情况描述
- 使用JDBC从Hive中抽取数据,所以maven项目中有hive依赖库;
- 数据导入Elasticsearch,版本2.3.1其中guava库为18以上的版本
- hive与ES的guava版本冲突
- 现象:java.lang.NoSuchMethodError: com.google.common.util.concurrent.MoreExecutors.directExecutor()Ljava/util/concurrent/Executor;
解决方法
- 将Elasticsearch中冲突库,进行改名,重新打包;
- 在新项目中引入新打包的ES库
方法一:Shade and relocate
简介
- 为了避免ES中库与其他依赖库的冲突,可以选择将ES依赖的冲突库relocate,并映射到新的名词,避免库覆盖。

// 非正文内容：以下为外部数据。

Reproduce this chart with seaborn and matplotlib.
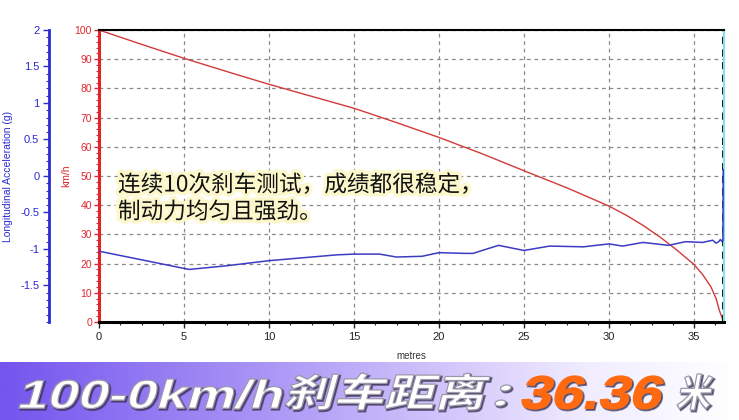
import numpy as np
import pandas as pd
import matplotlib
matplotlib.use("Agg")
import matplotlib.pyplot as plt
import seaborn as sns
from matplotlib.ticker import MultipleLocator
from matplotlib.textpath import TextPath
from matplotlib.font_manager import FontProperties
from matplotlib.patches import PathPatch
from matplotlib.transforms import Affine2D
from matplotlib.colors import LinearSegmentedColormap
import matplotlib.patheffects as pe

# speed trace (km/h vs metres)
dist_kmh = [0, 2.5, 5, 7.5, 10, 12.5, 15, 17.5, 20, 22.5, 25, 27.5, 30, 31, 32, 33, 34, 35, 35.5, 36, 36.3, 36.5, 36.65, 36.72]
speed_kmh = [100, 95.1, 90.3, 85.8, 81.4, 77.3, 73.2, 68.3, 63.2, 57.7, 51.8, 46.0, 39.7, 36.6, 33.1, 29.1, 24.6, 19.7, 16.3, 12.0, 8.0, 3.8, 1.5, 0]

# longitudinal acceleration trace (g vs metres)
dist_g = [0, 5.3, 7.5, 10, 12, 14, 15, 16.5, 17.5, 19, 20, 21.5, 22, 23.5, 25, 26.5, 28.5, 30, 30.8, 32, 33.5, 34.5, 35.5, 36.1, 36.3, 36.45, 36.55, 36.65, 36.7, 36.72]
accel_g = [-1.03, -1.28, -1.23, -1.16, -1.12, -1.08, -1.07, -1.07, -1.11, -1.10, -1.05, -1.06, -1.06, -0.95, -1.02, -0.96, -0.97, -0.93, -0.96, -0.91, -0.95, -0.90, -0.91, -0.88, -0.92, -0.90, -0.87, -0.90, -0.89, 0.09]

x_ticks = [0, 5, 10, 15, 20, 25, 30, 35]
kmh_ticks = [0, 10, 20, 30, 40, 50, 60, 70, 80, 90, 100]
g_ticks = [-1.5, -1, -0.5, 0, 0.5, 1, 1.5, 2]
g_ticklabels = ["-1.5", "-1", "-0.5", "0", "0.5", "1", "1.5", "2"]

note_lines = ["连续10次刹车测试，成绩都很稳定，", "制动力均匀且强劲。"]
banner_parts = ["100-0km/h", "刹车距离", "：", "36.36", "米"]

df_v = pd.DataFrame({"metres": dist_kmh, "kmh": speed_kmh})
df_g = pd.DataFrame({"metres": dist_g, "g": accel_g})

sns.set_style("ticks")
plt.rcParams["font.family"] = ["Liberation Sans", "Noto Sans CJK SC", "DejaVu Sans"]

RED = "#e0262c"
BLUE = "#2a2ad0"

fig = plt.figure(figsize=(7.39, 4.2), dpi=100)
xmax = 36.78
ax = fig.add_axes([99 / 739, 98 / 420, xmax * 17 / 739, 292 / 420])

sns.lineplot(data=df_v, x="metres", y="kmh", ax=ax, color="#d23a3a", lw=1.0,
             estimator=None, sort=False)
ax.set_xlim(0, xmax)
ax.set_ylim(0, 100)
ax.set_xticks(x_ticks)
ax.set_yticks(kmh_ticks)
ax.xaxis.set_minor_locator(MultipleLocator(1.25))
ax.yaxis.set_minor_locator(MultipleLocator(2))
ax.grid(True, which="major", ls=(0, (3, 3)), color="#8a8a8a", lw=0.9)
ax.tick_params(axis="x", which="major", length=4, width=1, labelsize=8, colors="#222222")
ax.tick_params(axis="x", which="minor", length=2.5, width=0.8, colors="#222222")
ax.tick_params(axis="y", which="major", length=3.5, width=1, labelsize=7.5, colors=RED, pad=1.5)
ax.tick_params(axis="y", which="minor", length=2, width=0.8, colors=RED)
ax.spines["left"].set_color(RED)
ax.spines["left"].set_linewidth(2.2)
ax.spines["bottom"].set_color("black")
ax.spines["bottom"].set_linewidth(2.2)
ax.spines["top"].set_color("black")
ax.spines["top"].set_linewidth(1.5)
ax.spines["right"].set_color("#7fe3ee")
ax.spines["right"].set_linewidth(1.5)
ax.axvline(36.72, color="black", ls=(0, (4, 3)), lw=1.3)
ax.set_xlabel("metres", fontsize=7, color="#333333", labelpad=6)
ax.set_ylabel("km/h", fontsize=7.5, color=RED)
ax.yaxis.set_label_coords(-0.045, 0.5)

ax2 = ax.twinx()
sns.lineplot(data=df_g, x="metres", y="g", ax=ax2, color="#3b3bc4", lw=1.1,
             estimator=None, sort=False)
ax2.set_ylim(-2, 2)
ax2.set_yticks(g_ticks)
ax2.set_yticklabels(g_ticklabels)
ax2.yaxis.set_minor_locator(MultipleLocator(0.1))
ax2.yaxis.tick_left()
ax2.yaxis.set_label_position("left")
for s in ["right", "top", "bottom"]:
    ax2.spines[s].set_visible(False)
ax2.spines["left"].set_visible(True)
ax2.spines["left"].set_position(("outward", 36))
ax2.spines["left"].set_color(BLUE)
ax2.spines["left"].set_linewidth(2)
ax2.tick_params(axis="y", which="major", length=4, width=1, labelsize=8, colors=BLUE, pad=3)
ax2.tick_params(axis="y", which="minor", length=2, width=0.8, colors=BLUE)
ax2.set_ylabel("Longitudinal Acceleration (g)", fontsize=7.5, color=BLUE)
ax2.yaxis.set_label_coords(-0.138, 0.5)
ax2.set_xlim(0, xmax)

halo = [pe.withStroke(linewidth=5, foreground="#fcf8cc")]
for i, line in enumerate(note_lines):
    fig.text(118 / 739, 1 - (185 + 27 * i) / 420, line, fontsize=16.3, color="#111111",
             family=["Noto Sans CJK SC", "DejaVu Sans"], va="center", ha="left",
             path_effects=halo)

# bottom banner
bax = fig.add_axes([0, 0, 1, 58 / 420])
bax.set_xlim(0, 739)
bax.set_ylim(0, 58)
bax.axis("off")
cmap = LinearSegmentedColormap.from_list(
    "banner", [(0, "#7455ee"), (0.35, "#a994f6"), (0.8, "#f1edff"), (1, "#ffffff")])
bax.imshow(np.linspace(0, 1, 256).reshape(1, -1), extent=[0, 739, 0, 58],
           aspect="auto", cmap=cmap, zorder=0)

latin = FontProperties(family="Liberation Sans", weight="bold")
cjk = FontProperties(family="Noto Sans CJK SC", weight="bold")
fonts = [latin, cjk, cjk, latin, cjk]
colors = ["white", "white", "white", "#ff6a10", "white"]
# boxes in image pixels: x0, x1, top, bottom
boxes = [(19, 282, 379, 409), (285, 490, 373, 410), (495, 511, 385, 406),
         (522, 663, 376, 409), (677, 713, 374, 410)]
for txt, fp, col, (x0, x1, yt, yb) in zip(banner_parts, fonts, colors, boxes):
    p = TextPath((0, 0), txt, size=40, prop=fp)
    p = p.transformed(Affine2D().skew_deg(12, 0))
    ext = p.get_extents()
    sx = (x1 - x0) / ext.width
    sy = (yb - yt) / ext.height
    tr = Affine2D().translate(-ext.x0, -ext.y0).scale(sx, sy).translate(x0, 420 - yb)
    p = p.transformed(tr)
    shadow = p.transformed(Affine2D().translate(1.5, -1.5))
    bax.add_patch(PathPatch(shadow, facecolor="#3a3050", edgecolor="#3a3050", lw=1.4,
                            alpha=0.65, zorder=2))
    edge = "#9a98aa" if col == "white" else col
    bax.add_patch(PathPatch(p, facecolor=col, edgecolor=edge, lw=0.9, zorder=3))

fig.savefig("out.png", dpi=100)
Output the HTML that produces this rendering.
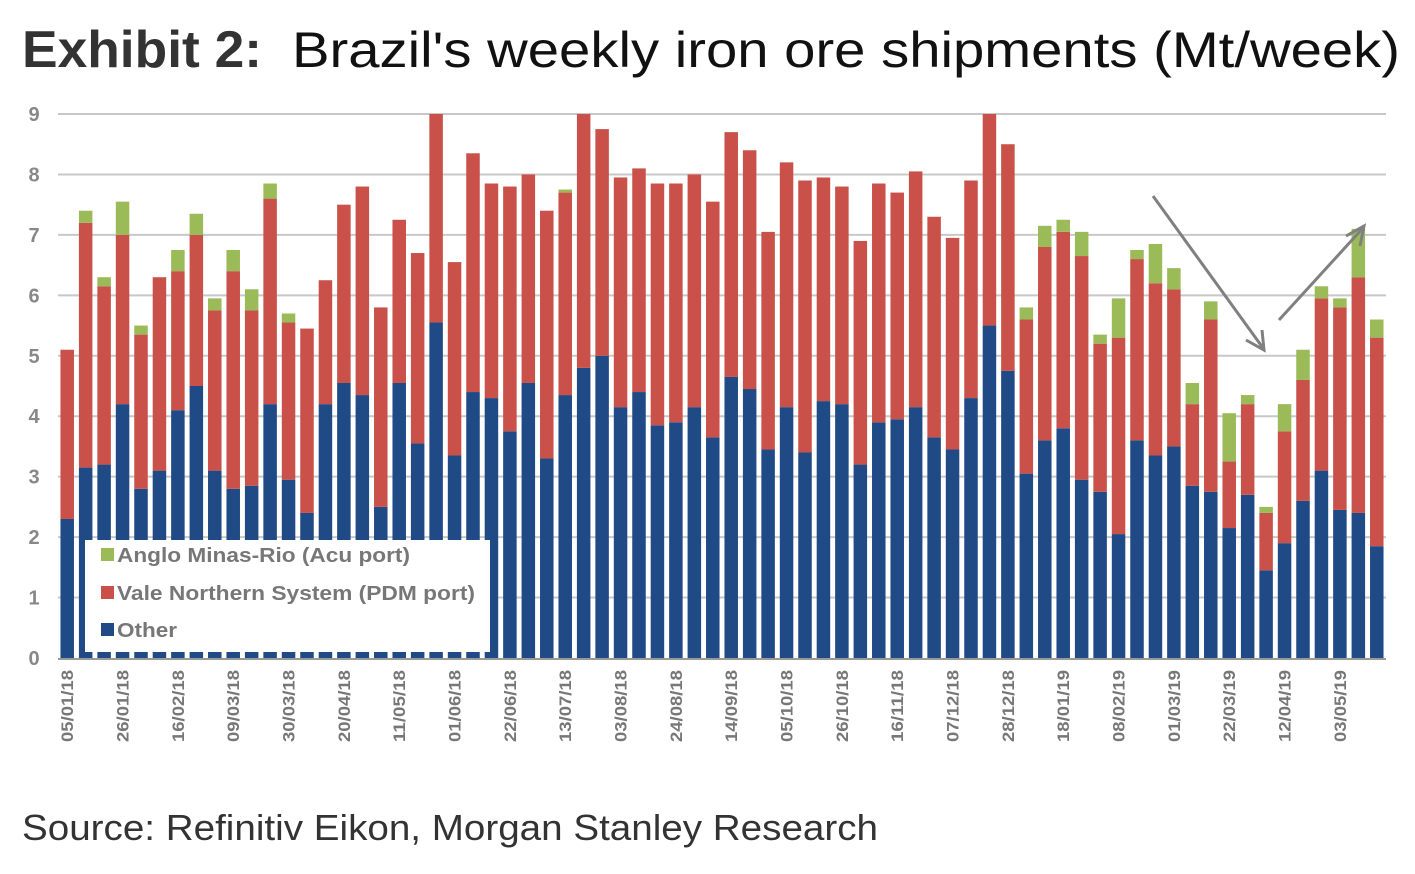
<!DOCTYPE html>
<html><head><meta charset="utf-8"><style>
body{margin:0;background:#fff;}
svg{display:block;font-family:"Liberation Sans",sans-serif;}
</style></head><body>
<svg id="chart" width="1415" height="874" viewBox="0 0 1415 874">
<text x="22" y="67" font-size="52" font-weight="bold" fill="#333" textLength="240" lengthAdjust="spacingAndGlyphs">Exhibit 2:</text>
<text x="292" y="67" font-size="50" fill="#111" textLength="1108" lengthAdjust="spacingAndGlyphs">Brazil's weekly iron ore shipments (Mt/week)</text>
<g id="grid"></g><g id="bars"></g><g id="xlabels"></g><g id="ylabels"></g>
<line x1="58" y1="659" x2="1386" y2="659" stroke="#999" stroke-width="2"/>
<g>
<rect x="85" y="540" width="405" height="112" fill="#fff"/>
<rect x="101" y="548" width="13" height="13" fill="#9bbb59"/>
<text x="117" y="562" font-size="20" font-weight="bold" fill="#777" textLength="293" lengthAdjust="spacingAndGlyphs">Anglo Minas-Rio (Acu port)</text>
<rect x="101" y="586" width="13" height="13" fill="#c9514a"/>
<text x="117" y="600" font-size="20" font-weight="bold" fill="#777" textLength="358" lengthAdjust="spacingAndGlyphs">Vale Northern System (PDM port)</text>
<rect x="101" y="623" width="13" height="13" fill="#1f4a86"/>
<text x="117" y="637" font-size="20" font-weight="bold" fill="#777" textLength="60" lengthAdjust="spacingAndGlyphs">Other</text>
</g>
<g stroke="#808080" stroke-width="3" fill="none">
<line x1="1153" y1="196" x2="1263" y2="348"/>
<polyline points="1246,340 1264,350 1262,330"/>
<line x1="1279" y1="320" x2="1363" y2="228"/>
<polyline points="1346,236 1364,226 1360,246"/>
</g>
<text x="22" y="840" font-size="36" fill="#333" textLength="856" lengthAdjust="spacingAndGlyphs">Source: Refinitiv Eikon, Morgan Stanley Research</text>
</svg>
<script>
const other=[2.3,3.15,3.2,4.2,2.8,3.1,4.1,4.5,3.1,2.8,2.85,4.2,2.95,2.4,4.2,4.55,4.35,2.5,4.55,3.55,5.55,3.35,4.4,4.3,3.75,4.55,3.3,4.35,4.8,5.0,4.15,4.4,3.85,3.9,4.15,3.65,4.65,4.45,3.45,4.15,3.4,4.25,4.2,3.2,3.9,3.95,4.15,3.65,3.45,4.3,5.5,4.75,3.05,3.6,3.8,2.95,2.75,2.05,3.6,3.35,3.5,2.85,2.75,2.15,2.7,1.45,1.9,2.6,3.1,2.45,2.4,1.85];
const vale=[2.8,4.05,2.95,2.8,2.55,3.2,2.3,2.5,2.65,3.6,2.9,3.4,2.6,3.05,2.05,2.95,3.45,3.3,2.7,3.15,3.45,3.2,3.95,3.55,4.05,3.45,4.1,3.35,4.2,3.75,3.8,3.7,4.0,3.95,3.85,3.9,4.05,3.95,3.6,4.05,4.5,3.7,3.6,3.7,3.95,3.75,3.9,3.65,3.5,3.6,3.5,3.75,2.55,3.2,3.25,3.7,2.45,3.25,3.0,2.85,2.6,1.35,2.85,1.1,1.5,0.95,1.85,2.0,2.85,3.35,3.9,3.45];
const anglo=[0,0.2,0.15,0.55,0.15,0,0.35,0.35,0.2,0.35,0.35,0.25,0.15,0,0,0,0,0,0,0,0,0,0,0,0,0,0,0.05,0,0,0,0,0,0,0,0,0,0,0,0,0,0,0,0,0,0,0,0,0,0,0,0,0.2,0.35,0.2,0.4,0.15,0.65,0.15,0.65,0.35,0.35,0.3,0.8,0.15,0.1,0.45,0.5,0.2,0.15,0.8,0.3];
const yTicks=[0,1,2,3,4,5,6,7,8,9];
const xLabels=["05/01/18","26/01/18","16/02/18","09/03/18","30/03/18","20/04/18","11/05/18","01/06/18","22/06/18","13/07/18","03/08/18","24/08/18","14/09/18","05/10/18","26/10/18","16/11/18","07/12/18","28/12/18","18/01/19","08/02/19","01/03/19","22/03/19","12/04/19","03/05/19"];
const NS="http://www.w3.org/2000/svg";
const L=58,R=1386,Y0=658,Y9=114,n=other.length,slot=(R-L)/n,bw=13.5;
const y=v=>Y0-(Y0-Y9)*v/9, xc=i=>L+slot*(i+0.5);
function mk(tag,attrs,parent){const e=document.createElementNS(NS,tag);for(const k in attrs)e.setAttribute(k,attrs[k]);parent.appendChild(e);return e;}
const G=document.getElementById('grid'),B=document.getElementById('bars'),XL=document.getElementById('xlabels'),YL=document.getElementById('ylabels');
yTicks.forEach(t=>{
  if(t>0){const g=mk('line',{x1:L,x2:R,y1:y(t),y2:y(t),stroke:'#c8c8c8','stroke-width':2},G);
  
  }
  const tx=mk('text',{x:34,y:y(t)+7,'font-size':20,'font-weight':'bold','text-anchor':'middle',fill:'#888'},YL);
  tx.textContent=t;
  
  
});
const segs=[[other,'#1f4a86','other'],[vale,'#c9514a','vale'],[anglo,'#9bbb59','anglo']];
for(let i=0;i<n;i++){
  let base=0;
  segs.forEach(([arr,c,nm])=>{
    const v=arr[i];if(v<=0)return;
    const r=mk('rect',{x:xc(i)-bw/2,y:y(base+v),width:bw,height:y(base)-y(base+v),fill:c},B);
    
    
    base+=v;
  });
}
xLabels.forEach((s,k)=>{
  const i=k*3,x=xc(i)+6;
  const t=mk('text',{x:x,y:670,'font-size':17,'font-weight':'bold','text-anchor':'end',fill:'#777',transform:'rotate(-90 '+x+' 670)',textLength:72,lengthAdjust:'spacingAndGlyphs'},XL);
  t.textContent=s;
  
  
});
</script>
</body></html>
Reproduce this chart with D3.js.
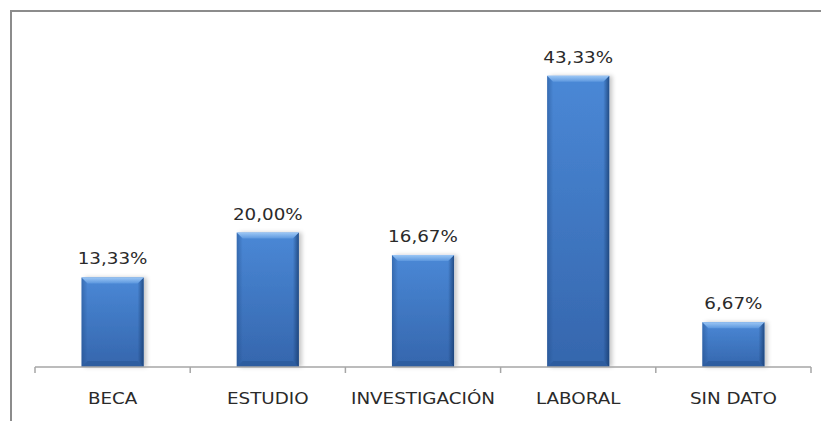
<!DOCTYPE html>
<html>
<head>
  <meta charset="utf-8">
  <script src="https://cdn.jsdelivr.net/npm/d3@7"></script>
  <style>
    body { margin: 0; background: #fff; }
    svg { display: block; }
    text { font-family: 'DejaVu Sans', sans-serif; fill: #2a2a2a; }
  </style>
</head>
<body>
<div id="chart"></div>
<script>
// chart data
var categories = ['BECA', 'ESTUDIO', 'INVESTIGACIÓN', 'LABORAL', 'SIN DATO'];
var values = [13.33, 20.00, 16.67, 43.33, 6.67];
var labels = ['13,33%', '20,00%', '16,67%', '43,33%', '6,67%'];

var W = 821, H = 421,
    m = { left: 35, right: 10, top: 31, bottom: 54 },
    bevel = 6,
    stretch = 1.11;

var svg = d3.select('#chart').append('svg')
    .attr('width', W)
    .attr('height', H);

var defs = svg.append('defs');

var bodyGrad = defs.append('linearGradient').attr('id', 'body')
    .attr('x1', 0).attr('y1', 0).attr('x2', 0).attr('y2', 1);
bodyGrad.append('stop').attr('offset', '0%').attr('stop-color', '#4a88d6');
bodyGrad.append('stop').attr('offset', '100%').attr('stop-color', '#3566ad');

var sideGrad = defs.append('linearGradient').attr('id', 'side')
    .attr('x1', 0).attr('y1', 0).attr('x2', 1).attr('y2', 0);
sideGrad.append('stop').attr('offset', '0%').attr('stop-color', '#1f4a85').attr('stop-opacity', 0.45);
sideGrad.append('stop').attr('offset', '100%').attr('stop-color', '#1f4a85').attr('stop-opacity', 0);

var sideRGrad = defs.append('linearGradient').attr('id', 'sideR')
    .attr('x1', 1).attr('y1', 0).attr('x2', 0).attr('y2', 0);
sideRGrad.append('stop').attr('offset', '0%').attr('stop-color', '#163a6c').attr('stop-opacity', 0.75);
sideRGrad.append('stop').attr('offset', '100%').attr('stop-color', '#163a6c').attr('stop-opacity', 0);

var topGrad = defs.append('linearGradient').attr('id', 'topb')
    .attr('x1', 0).attr('y1', 0).attr('x2', 0).attr('y2', 1);
topGrad.append('stop').attr('offset', '0%').attr('stop-color', '#9cc7f5');
topGrad.append('stop').attr('offset', '100%').attr('stop-color', '#5c97de');

var shadow = defs.append('filter').attr('id', 'shadow')
    .attr('x', '-20%').attr('y', '-10%').attr('width', '150%').attr('height', '120%');
shadow.append('feDropShadow').attr('dx', 3).attr('dy', 0).attr('stdDeviation', 2)
    .attr('flood-color', '#000').attr('flood-opacity', 0.22);

// outer chart border (clipped on right and bottom)
svg.append('path')
    .attr('d', 'M11,' + H + 'V11H' + W)
    .attr('fill', 'none')
    .attr('stroke', '#8c8c8c')
    .attr('stroke-width', 2);

var x = d3.scaleBand()
    .domain(categories)
    .range([m.left, W - m.right])
    .paddingInner(0)
    .paddingOuter(0);

var y = d3.scaleLinear()
    .domain([0, 50])
    .range([H - m.bottom, m.top]);

var bw = x.bandwidth() * 0.4;

var bars = svg.append('g').selectAll('g.bar')
    .data(values)
  .enter().append('g')
    .attr('class', 'bar')
    .attr('transform', function (d, i) {
      return 'translate(' + (x(categories[i]) + (x.bandwidth() - bw) / 2) + ',' + y(d) + ')';
    });

bars.append('rect')
    .attr('width', bw)
    .attr('height', function (d) { return y(0) - y(d); })
    .attr('fill', 'url(#body)')
    .attr('filter', 'url(#shadow)');

// left bevel
bars.append('path')
    .attr('d', function (d) {
      var h = y(0) - y(d);
      return 'M0,0L' + bevel + ',' + bevel + 'L' + bevel + ',' + (h - bevel) + 'L0,' + h + 'Z';
    })
    .attr('fill', 'url(#side)');

// right bevel
bars.append('path')
    .attr('d', function (d) {
      var h = y(0) - y(d);
      return 'M' + bw + ',0L' + (bw - bevel) + ',' + bevel + 'L' + (bw - bevel) + ',' + (h - bevel) + 'L' + bw + ',' + h + 'Z';
    })
    .attr('fill', 'url(#sideR)');

// bottom bevel
bars.append('path')
    .attr('d', function (d) {
      var h = y(0) - y(d);
      return 'M0,' + h + 'L' + bevel + ',' + (h - bevel) + 'L' + (bw - bevel) + ',' + (h - bevel) + 'L' + bw + ',' + h + 'Z';
    })
    .attr('fill', '#234f8e')
    .attr('fill-opacity', 0.45);

// top bevel
bars.append('path')
    .attr('d', 'M0,0L' + bw + ',0L' + (bw - bevel) + ',' + bevel + 'L' + bevel + ',' + bevel + 'Z')
    .attr('fill', 'url(#topb)');

// value labels
svg.append('g').selectAll('text')
    .data(values)
  .enter().append('text')
    .attr('transform', function (d, i) {
      return 'translate(' + (x(categories[i]) + x.bandwidth() / 2) + ',' + (y(d) - 13) + ') scale(' + stretch + ',1)';
    })
    .attr('text-anchor', 'middle')
    .style('font-size', '16.5px')
    .text(function (d, i) { return labels[i]; });

// x axis
var axis = svg.append('g')
    .attr('transform', 'translate(0,' + y(0) + ')');

axis.append('line')
    .attr('x1', m.left).attr('x2', W - m.right)
    .attr('stroke', '#a6a6a6').attr('stroke-width', 1.5);

var tickPos = categories.map(function (c) { return x(c); }).concat([W - m.right]);
axis.selectAll('line.tick')
    .data(tickPos)
  .enter().append('line')
    .attr('class', 'tick')
    .attr('x1', function (d) { return d; })
    .attr('x2', function (d) { return d; })
    .attr('y1', 0).attr('y2', 6)
    .attr('stroke', '#a6a6a6').attr('stroke-width', 1.5);

axis.selectAll('text')
    .data(categories)
  .enter().append('text')
    .attr('transform', function (d) {
      return 'translate(' + (x(d) + x.bandwidth() / 2) + ',37) scale(' + stretch + ',1)';
    })
    .attr('text-anchor', 'middle')
    .style('font-size', '16.5px')
    .text(function (d) { return d; });
</script>
</body>
</html>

- 因为hadoop生产环境的更新并不方便,通过maven的shade插件,重新映射库版本更靠谱
Shade Elasticsearch
这一步将所依赖的ES库进行shade,创建一个新的maven项目,将依赖的Elasticsearch库依赖加入,并将冲突的库relocate,编译成新的jar
<project xmlns="http://maven.apache.org/POM/4.0.0" xmlns:xsi="http://www.w3.org/2001/XMLSchema-instance" xsi:schemaLocation="http://maven.apache.org/POM/4.0.0 http://maven.apache.org/xsd/maven-4.0.0.xsd"> <modelVersion>4.0.0</modelVersion> <groupId>my.elasticsearch</groupId> <artifactId>es-shaded</artifactId> <version>1.0-SNAPSHOT</version> <properties> <elasticsearch.version>2.3.1</elasticsearch.version> </properties> <dependencies> <dependency> <groupId>org.elasticsearch</groupId> <artifactId>elasticsearch</artifactId> <version>${elasticsearch.version}</version> </dependency> <dependency> <groupId>org.elasticsearch.plugin</groupId> <artifactId>shield</artifactId> <version>${elasticsearch.version}</version> </dependency> </dependencies> <build> <plugins> <plugin> <groupId>org.apache.maven.plugins</groupId> <artifactId>maven-shade-plugin</artifactId> <version>2.4.1</version> <configuration> <createDependencyReducedPom>false</createDependencyReducedPom> </configuration> <executions> <execution> <phase>package</phase> <goals> <goal>shade</goal> </goals> <configuration> <relocations> <relocation> <pattern>com.google.guava</pattern> <shadedPattern>my.elasticsearch.guava</shadedPattern> </relocation> <relocation> <pattern>org.joda</pattern> <shadedPattern>my.elasticsearch.joda</shadedPattern> </relocation> <relocation> <pattern>com.google.common</pattern> <shadedPattern>my.elasticsearch.common</shadedPattern> </relocation> <relocation> <pattern>com.google.thirdparty</pattern> <shadedPattern>my.elasticsearch.thirdparty</shadedPattern> </relocation> </relocations> <transformers> <transformer implementation="org.apache.maven.plugins.shade.resource.ManifestResourceTransformer" /> </transformers> </configuration> </execution> </executions> </plugin> </plugins> </build> <repositories> <repository> <id>elasticsearch-releases</id> <url>http://maven.elasticsearch.org/releases</url> <releases> <enabled>true</enabled> <updatePolicy>daily</updatePolicy> </releases> <snapshots> <enabled>false</enabled> </snapshots> </repository> </repositories> </project>
引入shade ES jar
在新的项目中引入上一步编译好的ES包
<dependency> <groupId>com.google.guava</groupId> <artifactId>guava</artifactId> <version>${guava.version}</version> </dependency> <dependency> <groupId>my.elasticsearch</groupId> <artifactId>es-shaded</artifactId> <version>1.0-SNAPSHOT</version> </dependency>
参考:https://www.elastic.co/blog/to-shade-or-not-to-shade
方法二:修改集群job库加载策略(未实验)
<property>
<name>mapreduce.job.user.classpath.first</name>
<value>true</value>
</property>